令和2年4月以降に締結される契約では、個人が連帯保証人になる場合、連帯保証人が支払責任を負う金額に上限(極度額)を定めない連帯保証契約はすべて無効になります。
極度額の定めは書面で明示し、当事者間の合意をもって、明確な金額を定めなければいけません。
連帯保証人になる人は、極度額の範囲内で支払責任を負う可能性があると理解しておく必要があります。
変更点②:連帯保証人になる人へ公証人が保証意思を確認する必要がある!!
これは、個人が事業用の融資で連帯保証人になる場合に、公証人が保証意思を確認するルールが新設されました。

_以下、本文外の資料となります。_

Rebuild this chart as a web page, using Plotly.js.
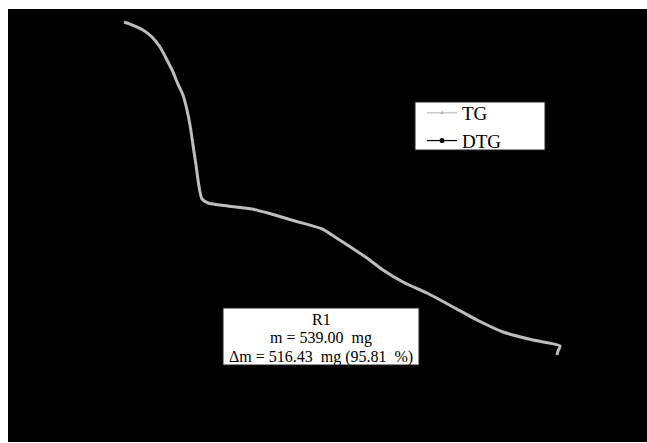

事業用の融資を受ける際、事業に関与していない親戚や友人をはじめとする第三者が内容を理解せずに連帯保証人になっているケースがあり、安易に連帯保証人にならないために公証人による確認が必要になりました。そして、それを公正証書にする必要があります。
①主債務者が法人で、法人の理事・取締役・執行役や、議決権の過半数を持つ株主の場合
②主債務者が個人で、主債務者の共同事業者、主債務者の配偶者で現に事業に従事している場合
変更点③:連帯保証人への情報提供を義務化!!
令和2年4月から施行された民法のルールでは、以下の内容を連帯保証人へ情報提供する義務が課されています。
これによって、連帯保証人になるか慎重に考えて決めることができます。
①連帯保証人になるかを判断する情報
②主債務の返済状況に関する情報
③支払期限を徒過した場合に被る不利益に関する情報
最後に
よくドラマのワンシーンでもありますが、「絶対に迷惑をかけないから」と言われて、それを信じて連帯保証人になってしまうケースもあります。
安易に信じて他人の連帯保証人になるのは絶対にやめてください!
どうしても連帯保証人にならないといけない場合には、ちゃんと法律上のルールを理解して、いろんな情報を収集し、慎重に決断をしていただきたいと思っています。